Der Angeklagte Hussein K. im Gerichtssaal neben seinem Verteidiger Sebastia Glathe. Foto: dpa

56-jährige Pflegemutter glaubt Altersangaben nicht. Zahlreiche Zeugen sagen vor dem Landgericht Freiburg aus.

Freiburg -  Verhandlungstag fünf im Prozess gegen Hussein K. um den Mord an der Medizinstudentin Maria L. vor der Jugendkammer am Freiburger Landgericht: Das Gericht hatte sich einen regelrechten Marathon an Zeugenvernehmungen vorgenommen: Neun Personen waren geladen, darunter zwei junge Bekannte des Angeklagten, von denen aber nur einer vor Gericht erschien, zwei Mitarbeiter der Sozialbehörden, mehrere Lehrer und die Pflegemutter des mutmaßlichen Sexualmörders. Der fehlende Zeuge habe möglicherweise keine Ladung vom Gericht erhalten, hieß es.

Die anwesenden Zeugen hingegen zeichneten in ihren Aussagen ein Bild des Angeklagten, das nicht wirklich zu den schweren Vorwürfen gegen Hussein K. passen will.

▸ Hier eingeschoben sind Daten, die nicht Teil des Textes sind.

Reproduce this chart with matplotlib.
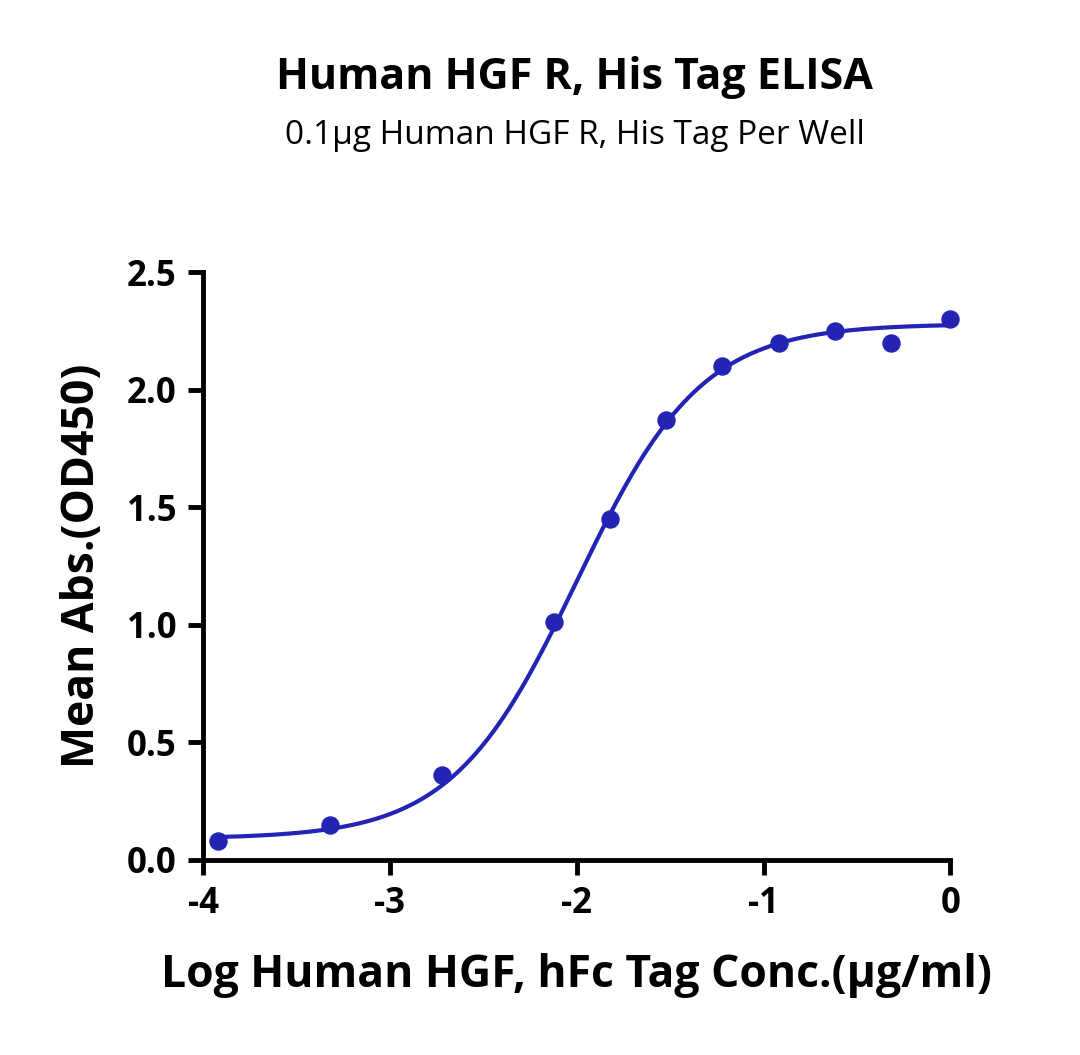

Der erste junge Zeuge des Tages schilderte den Mordverdächtigen beispielsweise als freundlichen Kumpel, mit dem er sich wiederholt zum Trinken im Freiburger Colombipark getroffen habe. Eine halbe Flasche Wodka pro Person sei üblich gewesen, erklärte der Zeuge, dem gegenüber sich Hussein K. als Erwachsener ausgegeben haben soll. Auch bei den beiden Zeugen, die nach dem jungen Flüchtling vernommen wurden, ging es um die Frage nach dem Alter von Hussein K.: Die beiden 58 und 34 Jahre alten Beschäftigten der Sozialbehörden im Kreis Breisgau-Hochschwarzwald und in Freiburg hatten bei der Registrierung in Freiburg und im Zusammenhang mit dessen Unterbringung in einer Pflegefamilie in der Stadt mit Hussein K. zu tun. Beide berichteten, dass sie keine Zweifel an den Angaben des Angeklagten gehabt hätten, als dieser im Herbst 2015 behauptete, noch minderjährig zu sein. Ähnliches sagten auch die Lehrer aus, die Hussein K. unter anderem in Deutsch und Holzarbeiten unterrichteten.

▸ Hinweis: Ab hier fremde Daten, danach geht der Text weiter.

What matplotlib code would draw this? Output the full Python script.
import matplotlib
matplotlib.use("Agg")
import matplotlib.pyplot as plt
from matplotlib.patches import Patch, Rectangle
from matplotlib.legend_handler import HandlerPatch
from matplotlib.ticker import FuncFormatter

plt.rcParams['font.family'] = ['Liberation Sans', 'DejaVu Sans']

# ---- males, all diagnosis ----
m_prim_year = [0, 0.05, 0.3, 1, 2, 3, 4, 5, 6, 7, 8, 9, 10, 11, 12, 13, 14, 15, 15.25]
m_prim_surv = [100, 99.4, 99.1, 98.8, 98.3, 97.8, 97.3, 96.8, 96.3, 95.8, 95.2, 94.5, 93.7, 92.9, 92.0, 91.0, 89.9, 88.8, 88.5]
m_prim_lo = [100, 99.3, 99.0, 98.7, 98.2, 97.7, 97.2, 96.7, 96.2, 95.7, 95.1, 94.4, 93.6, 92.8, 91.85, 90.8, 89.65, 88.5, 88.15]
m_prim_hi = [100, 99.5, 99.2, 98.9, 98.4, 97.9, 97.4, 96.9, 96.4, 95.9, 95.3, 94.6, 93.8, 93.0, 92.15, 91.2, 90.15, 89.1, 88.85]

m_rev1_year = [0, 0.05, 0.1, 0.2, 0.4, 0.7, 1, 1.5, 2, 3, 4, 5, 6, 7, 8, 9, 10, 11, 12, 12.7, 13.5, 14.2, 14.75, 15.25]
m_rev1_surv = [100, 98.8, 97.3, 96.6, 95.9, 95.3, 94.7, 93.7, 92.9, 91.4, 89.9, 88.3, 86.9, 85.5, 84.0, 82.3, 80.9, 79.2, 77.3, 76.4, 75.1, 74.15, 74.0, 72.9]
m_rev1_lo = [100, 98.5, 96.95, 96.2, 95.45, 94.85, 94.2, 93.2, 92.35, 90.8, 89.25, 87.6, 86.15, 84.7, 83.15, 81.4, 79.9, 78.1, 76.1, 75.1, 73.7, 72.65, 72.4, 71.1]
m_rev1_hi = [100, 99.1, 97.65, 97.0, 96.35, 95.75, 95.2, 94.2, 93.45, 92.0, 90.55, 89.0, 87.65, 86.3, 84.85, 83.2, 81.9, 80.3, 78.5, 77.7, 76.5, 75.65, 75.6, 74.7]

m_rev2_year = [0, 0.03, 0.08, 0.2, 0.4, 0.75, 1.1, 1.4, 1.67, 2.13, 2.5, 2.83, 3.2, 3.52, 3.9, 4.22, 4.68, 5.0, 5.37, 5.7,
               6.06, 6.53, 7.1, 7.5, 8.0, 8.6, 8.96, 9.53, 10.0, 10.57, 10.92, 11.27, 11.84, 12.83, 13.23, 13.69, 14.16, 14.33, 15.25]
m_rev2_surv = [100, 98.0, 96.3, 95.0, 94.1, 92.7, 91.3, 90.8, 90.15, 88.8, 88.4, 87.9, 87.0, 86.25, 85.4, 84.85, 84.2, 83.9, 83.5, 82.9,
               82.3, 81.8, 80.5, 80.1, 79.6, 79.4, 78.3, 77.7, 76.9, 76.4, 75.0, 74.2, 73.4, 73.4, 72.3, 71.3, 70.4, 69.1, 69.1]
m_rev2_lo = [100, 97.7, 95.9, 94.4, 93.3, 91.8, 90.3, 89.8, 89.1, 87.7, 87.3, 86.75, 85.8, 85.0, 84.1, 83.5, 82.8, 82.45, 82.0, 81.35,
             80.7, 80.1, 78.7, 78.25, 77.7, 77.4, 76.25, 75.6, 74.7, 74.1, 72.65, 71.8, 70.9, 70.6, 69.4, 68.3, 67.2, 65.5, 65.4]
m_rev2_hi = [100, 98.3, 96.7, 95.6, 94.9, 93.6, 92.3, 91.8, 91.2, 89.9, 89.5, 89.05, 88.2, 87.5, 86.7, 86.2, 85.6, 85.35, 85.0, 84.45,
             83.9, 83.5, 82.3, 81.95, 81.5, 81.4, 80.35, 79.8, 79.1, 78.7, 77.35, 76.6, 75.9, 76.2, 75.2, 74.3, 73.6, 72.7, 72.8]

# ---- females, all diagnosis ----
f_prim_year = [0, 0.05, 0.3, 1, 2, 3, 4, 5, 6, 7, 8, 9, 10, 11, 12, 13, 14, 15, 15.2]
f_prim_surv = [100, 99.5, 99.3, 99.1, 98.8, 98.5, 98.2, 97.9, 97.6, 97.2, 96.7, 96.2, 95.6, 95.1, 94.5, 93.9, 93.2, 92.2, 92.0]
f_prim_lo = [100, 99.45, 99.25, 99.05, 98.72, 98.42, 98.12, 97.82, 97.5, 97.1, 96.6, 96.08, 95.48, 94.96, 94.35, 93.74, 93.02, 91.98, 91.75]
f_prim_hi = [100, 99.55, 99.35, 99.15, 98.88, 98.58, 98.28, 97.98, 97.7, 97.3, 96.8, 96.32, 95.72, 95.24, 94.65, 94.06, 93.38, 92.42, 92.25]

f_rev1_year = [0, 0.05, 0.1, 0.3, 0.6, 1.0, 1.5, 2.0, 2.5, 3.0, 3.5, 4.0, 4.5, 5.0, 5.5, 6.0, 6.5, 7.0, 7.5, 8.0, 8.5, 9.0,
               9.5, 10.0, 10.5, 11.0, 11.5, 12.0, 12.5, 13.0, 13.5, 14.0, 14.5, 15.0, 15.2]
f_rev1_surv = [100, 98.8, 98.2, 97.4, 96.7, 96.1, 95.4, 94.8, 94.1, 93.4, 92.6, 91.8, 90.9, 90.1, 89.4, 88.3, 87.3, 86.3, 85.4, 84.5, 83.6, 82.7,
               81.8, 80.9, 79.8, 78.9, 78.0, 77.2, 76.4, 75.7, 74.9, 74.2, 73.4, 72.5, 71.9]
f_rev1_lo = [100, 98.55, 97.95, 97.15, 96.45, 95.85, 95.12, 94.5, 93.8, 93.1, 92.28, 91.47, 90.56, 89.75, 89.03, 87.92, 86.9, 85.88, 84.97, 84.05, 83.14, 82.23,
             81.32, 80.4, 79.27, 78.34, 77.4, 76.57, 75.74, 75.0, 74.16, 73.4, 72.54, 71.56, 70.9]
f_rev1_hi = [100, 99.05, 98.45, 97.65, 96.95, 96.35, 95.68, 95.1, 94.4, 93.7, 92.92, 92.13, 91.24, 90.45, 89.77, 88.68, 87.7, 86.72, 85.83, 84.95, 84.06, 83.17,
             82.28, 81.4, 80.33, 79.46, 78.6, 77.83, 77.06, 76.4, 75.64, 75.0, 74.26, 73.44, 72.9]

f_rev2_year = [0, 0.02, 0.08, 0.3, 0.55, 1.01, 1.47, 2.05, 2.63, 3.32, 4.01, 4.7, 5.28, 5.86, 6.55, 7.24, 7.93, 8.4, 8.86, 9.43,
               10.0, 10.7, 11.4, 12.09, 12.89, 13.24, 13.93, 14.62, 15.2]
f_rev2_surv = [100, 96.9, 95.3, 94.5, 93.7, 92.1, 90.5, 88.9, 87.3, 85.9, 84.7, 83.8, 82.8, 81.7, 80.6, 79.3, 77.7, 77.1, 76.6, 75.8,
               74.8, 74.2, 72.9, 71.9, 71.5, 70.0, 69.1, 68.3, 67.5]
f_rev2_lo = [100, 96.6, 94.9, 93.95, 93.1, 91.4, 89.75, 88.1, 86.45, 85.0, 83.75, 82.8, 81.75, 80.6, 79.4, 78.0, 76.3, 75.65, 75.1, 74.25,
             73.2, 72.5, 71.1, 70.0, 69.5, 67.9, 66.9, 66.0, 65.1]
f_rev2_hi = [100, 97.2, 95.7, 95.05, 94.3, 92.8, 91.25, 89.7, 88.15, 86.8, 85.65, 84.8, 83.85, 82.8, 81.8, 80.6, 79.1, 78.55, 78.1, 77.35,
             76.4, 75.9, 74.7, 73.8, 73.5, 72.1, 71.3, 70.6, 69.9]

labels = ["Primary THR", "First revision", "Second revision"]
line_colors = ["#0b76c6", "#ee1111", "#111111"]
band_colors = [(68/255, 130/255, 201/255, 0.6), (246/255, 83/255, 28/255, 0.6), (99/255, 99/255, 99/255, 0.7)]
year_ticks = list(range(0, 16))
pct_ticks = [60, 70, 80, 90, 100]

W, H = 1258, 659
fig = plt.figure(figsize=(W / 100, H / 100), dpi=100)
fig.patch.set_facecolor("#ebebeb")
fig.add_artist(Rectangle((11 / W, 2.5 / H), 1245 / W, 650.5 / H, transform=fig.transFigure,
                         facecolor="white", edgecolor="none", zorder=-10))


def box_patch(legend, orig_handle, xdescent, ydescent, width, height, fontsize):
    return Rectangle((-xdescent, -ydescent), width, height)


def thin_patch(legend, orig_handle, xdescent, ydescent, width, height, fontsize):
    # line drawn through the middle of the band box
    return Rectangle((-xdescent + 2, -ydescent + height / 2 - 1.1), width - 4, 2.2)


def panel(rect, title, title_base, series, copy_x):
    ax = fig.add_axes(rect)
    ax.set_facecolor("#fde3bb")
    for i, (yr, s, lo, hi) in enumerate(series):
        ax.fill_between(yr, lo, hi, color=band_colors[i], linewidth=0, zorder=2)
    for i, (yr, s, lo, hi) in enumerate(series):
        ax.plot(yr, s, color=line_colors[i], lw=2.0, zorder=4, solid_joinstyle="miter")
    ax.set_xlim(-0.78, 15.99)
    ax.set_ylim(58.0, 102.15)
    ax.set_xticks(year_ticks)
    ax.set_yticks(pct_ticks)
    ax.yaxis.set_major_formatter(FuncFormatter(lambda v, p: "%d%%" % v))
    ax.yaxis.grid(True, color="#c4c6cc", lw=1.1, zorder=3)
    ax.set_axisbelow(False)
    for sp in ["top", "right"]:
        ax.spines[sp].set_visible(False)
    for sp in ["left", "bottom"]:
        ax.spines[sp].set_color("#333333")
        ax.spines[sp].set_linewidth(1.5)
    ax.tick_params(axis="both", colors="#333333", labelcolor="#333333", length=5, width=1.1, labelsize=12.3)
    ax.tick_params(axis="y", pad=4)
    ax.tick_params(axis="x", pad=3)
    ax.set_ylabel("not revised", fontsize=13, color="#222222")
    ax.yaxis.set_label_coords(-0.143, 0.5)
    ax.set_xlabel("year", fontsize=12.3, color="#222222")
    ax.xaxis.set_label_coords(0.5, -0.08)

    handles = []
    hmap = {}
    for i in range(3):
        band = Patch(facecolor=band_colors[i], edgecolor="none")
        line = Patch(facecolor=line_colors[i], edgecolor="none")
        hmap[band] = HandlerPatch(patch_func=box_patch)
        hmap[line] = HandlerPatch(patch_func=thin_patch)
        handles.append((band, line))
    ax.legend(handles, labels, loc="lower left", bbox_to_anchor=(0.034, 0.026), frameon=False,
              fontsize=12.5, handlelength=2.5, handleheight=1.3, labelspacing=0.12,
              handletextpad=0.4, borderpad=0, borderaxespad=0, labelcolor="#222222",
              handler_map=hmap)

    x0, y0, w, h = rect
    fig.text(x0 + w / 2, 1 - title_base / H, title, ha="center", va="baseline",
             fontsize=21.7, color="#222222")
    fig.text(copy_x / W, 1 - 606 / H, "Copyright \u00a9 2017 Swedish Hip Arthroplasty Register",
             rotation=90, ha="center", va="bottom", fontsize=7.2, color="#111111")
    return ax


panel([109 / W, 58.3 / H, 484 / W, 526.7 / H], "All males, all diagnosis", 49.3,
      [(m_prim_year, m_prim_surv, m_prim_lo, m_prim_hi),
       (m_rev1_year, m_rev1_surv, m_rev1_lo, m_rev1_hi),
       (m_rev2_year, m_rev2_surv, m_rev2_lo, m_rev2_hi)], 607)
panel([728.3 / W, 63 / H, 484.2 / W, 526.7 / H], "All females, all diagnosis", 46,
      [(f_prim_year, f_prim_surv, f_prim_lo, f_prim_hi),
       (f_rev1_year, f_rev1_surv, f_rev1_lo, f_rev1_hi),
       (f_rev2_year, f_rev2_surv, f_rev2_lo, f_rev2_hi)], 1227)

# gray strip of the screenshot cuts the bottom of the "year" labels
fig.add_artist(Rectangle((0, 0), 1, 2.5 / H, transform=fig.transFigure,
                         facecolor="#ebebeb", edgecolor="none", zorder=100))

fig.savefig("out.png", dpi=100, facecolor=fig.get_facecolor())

Im Mittelpunkt des Interesses stand jedoch die Aussage der Pflegemutter (56), bei deren Familie Hussein K. zur Zeit des Mordes an Maria L. lebte: Die Frau berichtete in ihrer Aussage, dass Hussein K. im Haus ihrer Familie sehr selbstständig gelebt und sich in seiner 70 Quadratmeter großen Einliegerwohnung selbst versorgt habe. Dafür habe er monatlich 400 Euro erhalten und sich manchmal durch Gartenarbeit etwas dazuverdient. Einen engen Anschluss an die Familie, zum Beispiel bei gemeinsamen Mahlzeiten, habe es aber weitgehend nicht gegeben. Der Angeklagte habe hierfür wenig Interesse gezeigt.

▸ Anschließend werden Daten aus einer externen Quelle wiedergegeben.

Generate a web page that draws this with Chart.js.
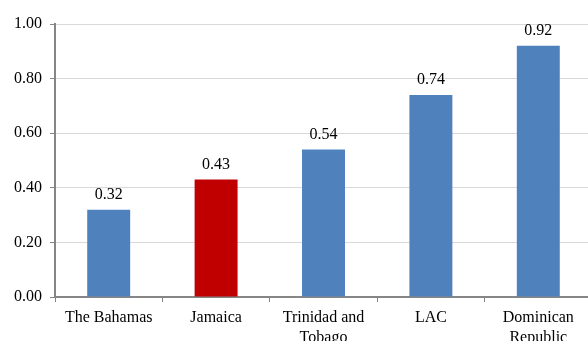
<!DOCTYPE html>
<html>
<head>
<meta charset="utf-8">
<script src="https://cdn.jsdelivr.net/npm/chart.js@4.4.1/dist/chart.umd.min.js"></script>
<style>
  html, body { margin: 0; padding: 0; background: #fff; overflow: hidden; }
  #wrap { width: 592px; height: 341px; }
</style>
</head>
<body>
<div id="wrap"><canvas id="c" width="592" height="341"></canvas></div>
<script>
// Index values by country / region
const categories = [["The Bahamas"], ["Jamaica"], ["Trinidad and", "Tobago"], ["LAC"], ["Dominican", "Republic"]];
const values = [0.32, 0.43, 0.54, 0.74, 0.92];
const barColors = ["#4F81BD", "#C00000", "#4F81BD", "#4F81BD", "#4F81BD"];
const yTicks = [0, 0.2, 0.4, 0.6, 0.8, 1.0];

const FONT = "'Liberation Serif', 'Times New Roman', serif";

// Writes each bar's value just above it
const valueLabels = {
  id: 'valueLabels',
  afterDatasetsDraw(chart) {
    const ctx = chart.ctx;
    const meta = chart.getDatasetMeta(0);
    ctx.save();
    ctx.font = "16px " + FONT;
    ctx.fillStyle = "#000";
    ctx.textAlign = "center";
    ctx.textBaseline = "bottom";
    meta.data.forEach((bar, i) => {
      ctx.fillText(values[i].toFixed(2), bar.x, bar.y - 7);
    });
    ctx.restore();
  }
};

new Chart(document.getElementById('c'), {
  type: 'bar',
  data: {
    labels: categories,
    datasets: [{
      data: values,
      backgroundColor: barColors,
      borderWidth: 0,
      categoryPercentage: 1,
      barPercentage: 0.4
    }]
  },
  options: {
    responsive: false,
    animation: false,
    layout: { padding: { top: 24, right: 0, left: 0, bottom: 0 } },
    plugins: { legend: { display: false }, tooltip: { enabled: false } },
    scales: {
      x: {
        offset: true,
        grid: { display: true, drawOnChartArea: false, drawTicks: true, tickLength: 5, offset: true, tickColor: "#868686" },
        border: { color: "#868686", width: 2 },
        ticks: { color: "#000", font: { family: FONT, size: 16, lineHeight: 1.25 }, padding: 6, maxRotation: 0, autoSkip: false },
        afterFit(scale) { scale.height = 44; }
      },
      y: {
        min: 0, max: 1,
        afterBuildTicks(scale) { scale.ticks = yTicks.map(v => ({ value: v })); },
        grid: { color: "#D9D9D9", lineWidth: 1, tickLength: 5, tickColor: "#868686" },
        border: { color: "#868686", width: 2 },
        ticks: { color: "#000", font: { family: FONT, size: 16 }, padding: 8, callback: v => Number(v).toFixed(2) },
        afterFit(scale) { scale.width = 55; }
      }
    }
  },
  plugins: [valueLabels]
});
</script>
</body>
</html>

Berührungspunkte gab es dennoch: So besuchte die Frau zusammen mit dem Angeklagten zwei Tage nach dem Mord an Maria L. ein Kulturfest, wo Hussein K. eine Gesangsdarbietung vor den Besuchern bot. In der Zeit nach dem Mord habe Hussein K. häufiger in der Schule gefehlt, aber immer noch einen ausgeglichenen Eindruck auf sie gemacht. Sie habe ihn auch auf den Mord angesprochen, er habe aber gesagt, dass er damit nichts zu tun habe. Die Frau betonte, dass sie keinerlei Verdacht gegen Hussein K. gehegt habe. Interesse an den Ermittlungen habe er auch nicht gezeigt.

Manchmal sei er für mehrere Nächte weg gewesen, meist habe er seine Freunde um sich gehabt. Insgesamt habe sie sich recht engmaschig um das gekümmert, was Hussein K. tat: Er musste ihr sagen, wo er ist, sie ging mit ihm einkaufen und achtete darauf, dass die Wohnung gepflegt wurde. Alkohol sei in der Wohnung verboten gewesen. Dass er bei seinem Alter gelogen habe, sei ihr immer klar gewesen, so die Frau. Diese Erfahrung habe sie oft in ihrer ehrenamtlichen Arbeit mit jungen Flüchtlingen gemacht.